*What needs to be done:*
Keep the wording of each record exactly the same when you repeat it, and leave out pictures.

==== Dataset content

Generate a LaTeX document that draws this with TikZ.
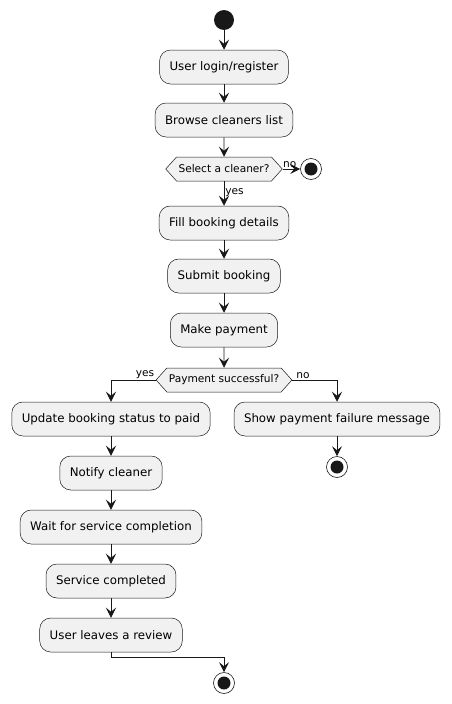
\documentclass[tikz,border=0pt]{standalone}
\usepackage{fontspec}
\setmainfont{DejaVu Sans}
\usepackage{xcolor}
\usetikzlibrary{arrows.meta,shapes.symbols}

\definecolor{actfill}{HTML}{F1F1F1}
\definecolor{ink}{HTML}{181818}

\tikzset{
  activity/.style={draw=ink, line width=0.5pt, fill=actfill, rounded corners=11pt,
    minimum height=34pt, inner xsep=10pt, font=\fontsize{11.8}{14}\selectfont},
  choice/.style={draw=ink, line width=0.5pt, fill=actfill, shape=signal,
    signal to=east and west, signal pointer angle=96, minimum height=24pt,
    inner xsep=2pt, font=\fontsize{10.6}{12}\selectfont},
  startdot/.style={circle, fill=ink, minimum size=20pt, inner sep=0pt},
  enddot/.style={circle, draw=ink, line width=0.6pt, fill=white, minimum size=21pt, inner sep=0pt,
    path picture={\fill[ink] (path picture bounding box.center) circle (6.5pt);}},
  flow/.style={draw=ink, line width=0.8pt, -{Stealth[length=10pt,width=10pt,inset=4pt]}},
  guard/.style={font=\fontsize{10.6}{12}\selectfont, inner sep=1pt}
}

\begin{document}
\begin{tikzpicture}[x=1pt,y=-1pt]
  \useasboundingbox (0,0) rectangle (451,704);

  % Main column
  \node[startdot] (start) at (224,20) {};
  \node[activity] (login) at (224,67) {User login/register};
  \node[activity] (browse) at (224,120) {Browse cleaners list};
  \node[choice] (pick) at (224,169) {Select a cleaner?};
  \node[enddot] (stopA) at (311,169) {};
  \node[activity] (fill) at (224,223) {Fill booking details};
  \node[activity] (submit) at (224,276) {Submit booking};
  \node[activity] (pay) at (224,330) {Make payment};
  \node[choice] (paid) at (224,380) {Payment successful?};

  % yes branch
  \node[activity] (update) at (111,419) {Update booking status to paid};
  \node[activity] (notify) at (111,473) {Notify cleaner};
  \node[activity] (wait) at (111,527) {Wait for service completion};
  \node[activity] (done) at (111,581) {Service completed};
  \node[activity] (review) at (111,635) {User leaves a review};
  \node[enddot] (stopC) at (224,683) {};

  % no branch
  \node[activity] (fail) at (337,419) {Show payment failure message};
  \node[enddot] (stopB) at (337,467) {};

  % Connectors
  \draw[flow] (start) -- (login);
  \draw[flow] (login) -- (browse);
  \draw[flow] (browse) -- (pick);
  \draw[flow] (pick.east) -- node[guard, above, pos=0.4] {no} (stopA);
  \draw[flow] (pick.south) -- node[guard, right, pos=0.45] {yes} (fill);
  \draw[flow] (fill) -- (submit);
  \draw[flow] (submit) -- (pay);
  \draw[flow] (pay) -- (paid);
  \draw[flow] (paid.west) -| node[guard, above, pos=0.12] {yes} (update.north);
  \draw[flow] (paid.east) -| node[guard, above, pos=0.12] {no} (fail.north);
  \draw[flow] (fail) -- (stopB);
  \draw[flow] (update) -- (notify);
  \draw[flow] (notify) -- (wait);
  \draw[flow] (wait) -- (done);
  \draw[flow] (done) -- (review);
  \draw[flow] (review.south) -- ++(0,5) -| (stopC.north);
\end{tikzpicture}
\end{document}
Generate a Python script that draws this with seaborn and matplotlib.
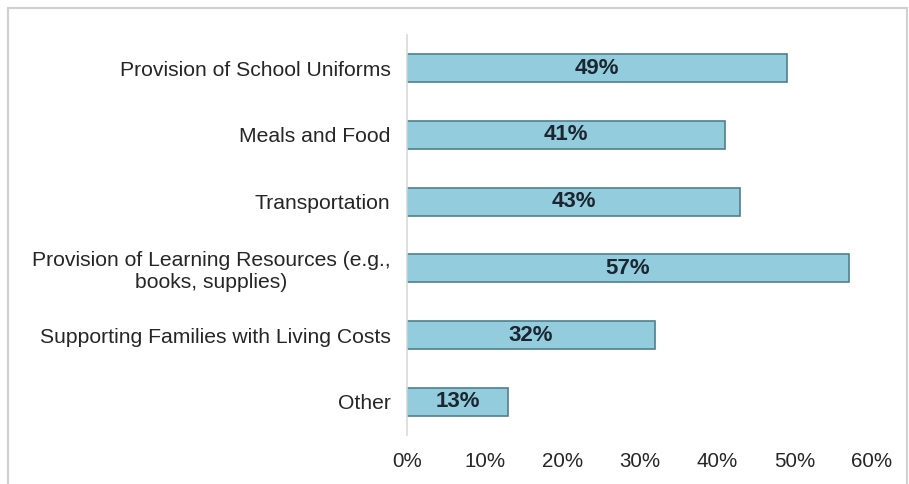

========

*Response for this exercise:*
Generate a LaTeX document that draws this with TikZ.
\documentclass[tikz,border=0pt]{standalone}
\usepackage{fontspec}
\setmainfont{DejaVu Sans}
\usepackage{xcolor}
\usetikzlibrary{arrows.meta,shapes.symbols}

\definecolor{actfill}{HTML}{F1F1F1}
\definecolor{ink}{HTML}{181818}

\tikzset{
  activity/.style={draw=ink, line width=0.5pt, fill=actfill, rounded corners=11pt,
    minimum height=34pt, inner xsep=10pt, font=\fontsize{11.8}{14}\selectfont},
  choice/.style={draw=ink, line width=0.5pt, fill=actfill, shape=signal,
    signal to=east and west, signal pointer angle=96, minimum height=24pt,
    inner xsep=2pt, font=\fontsize{10.6}{12}\selectfont},
  startdot/.style={circle, fill=ink, minimum size=20pt, inner sep=0pt},
  enddot/.style={circle, draw=ink, line width=0.6pt, fill=white, minimum size=21pt, inner sep=0pt,
    path picture={\fill[ink] (path picture bounding box.center) circle (6.5pt);}},
  flow/.style={draw=ink, line width=0.8pt, -{Stealth[length=10pt,width=10pt,inset=4pt]}},
  guard/.style={font=\fontsize{10.6}{12}\selectfont, inner sep=1pt}
}

\begin{document}
\begin{tikzpicture}[x=1pt,y=-1pt]
  \useasboundingbox (0,0) rectangle (451,704);

  % Main column
  \node[startdot] (start) at (224,20) {};
  \node[activity] (login) at (224,67) {User login/register};
  \node[activity] (browse) at (224,120) {Browse cleaners list};
  \node[choice] (pick) at (224,169) {Select a cleaner?};
  \node[enddot] (stopA) at (311,169) {};
  \node[activity] (fill) at (224,223) {Fill booking details};
  \node[activity] (submit) at (224,276) {Submit booking};
  \node[activity] (pay) at (224,330) {Make payment};
  \node[choice] (paid) at (224,380) {Payment successful?};

  % yes branch
  \node[activity] (update) at (111,419) {Update booking status to paid};
  \node[activity] (notify) at (111,473) {Notify cleaner};
  \node[activity] (wait) at (111,527) {Wait for service completion};
  \node[activity] (done) at (111,581) {Service completed};
  \node[activity] (review) at (111,635) {User leaves a review};
  \node[enddot] (stopC) at (224,683) {};

  % no branch
  \node[activity] (fail) at (337,419) {Show payment failure message};
  \node[enddot] (stopB) at (337,467) {};

  % Connectors
  \draw[flow] (start) -- (login);
  \draw[flow] (login) -- (browse);
  \draw[flow] (browse) -- (pick);
  \draw[flow] (pick.east) -- node[guard, above, pos=0.4] {no} (stopA);
  \draw[flow] (pick.south) -- node[guard, right, pos=0.45] {yes} (fill);
  \draw[flow] (fill) -- (submit);
  \draw[flow] (submit) -- (pay);
  \draw[flow] (pay) -- (paid);
  \draw[flow] (paid.west) -| node[guard, above, pos=0.12] {yes} (update.north);
  \draw[flow] (paid.east) -| node[guard, above, pos=0.12] {no} (fail.north);
  \draw[flow] (fail) -- (stopB);
  \draw[flow] (update) -- (notify);
  \draw[flow] (notify) -- (wait);
  \draw[flow] (wait) -- (done);
  \draw[flow] (done) -- (review);
  \draw[flow] (review.south) -- ++(0,5) -| (stopC.north);
\end{tikzpicture}
\end{document}
Generate a Python script that draws this with seaborn and matplotlib.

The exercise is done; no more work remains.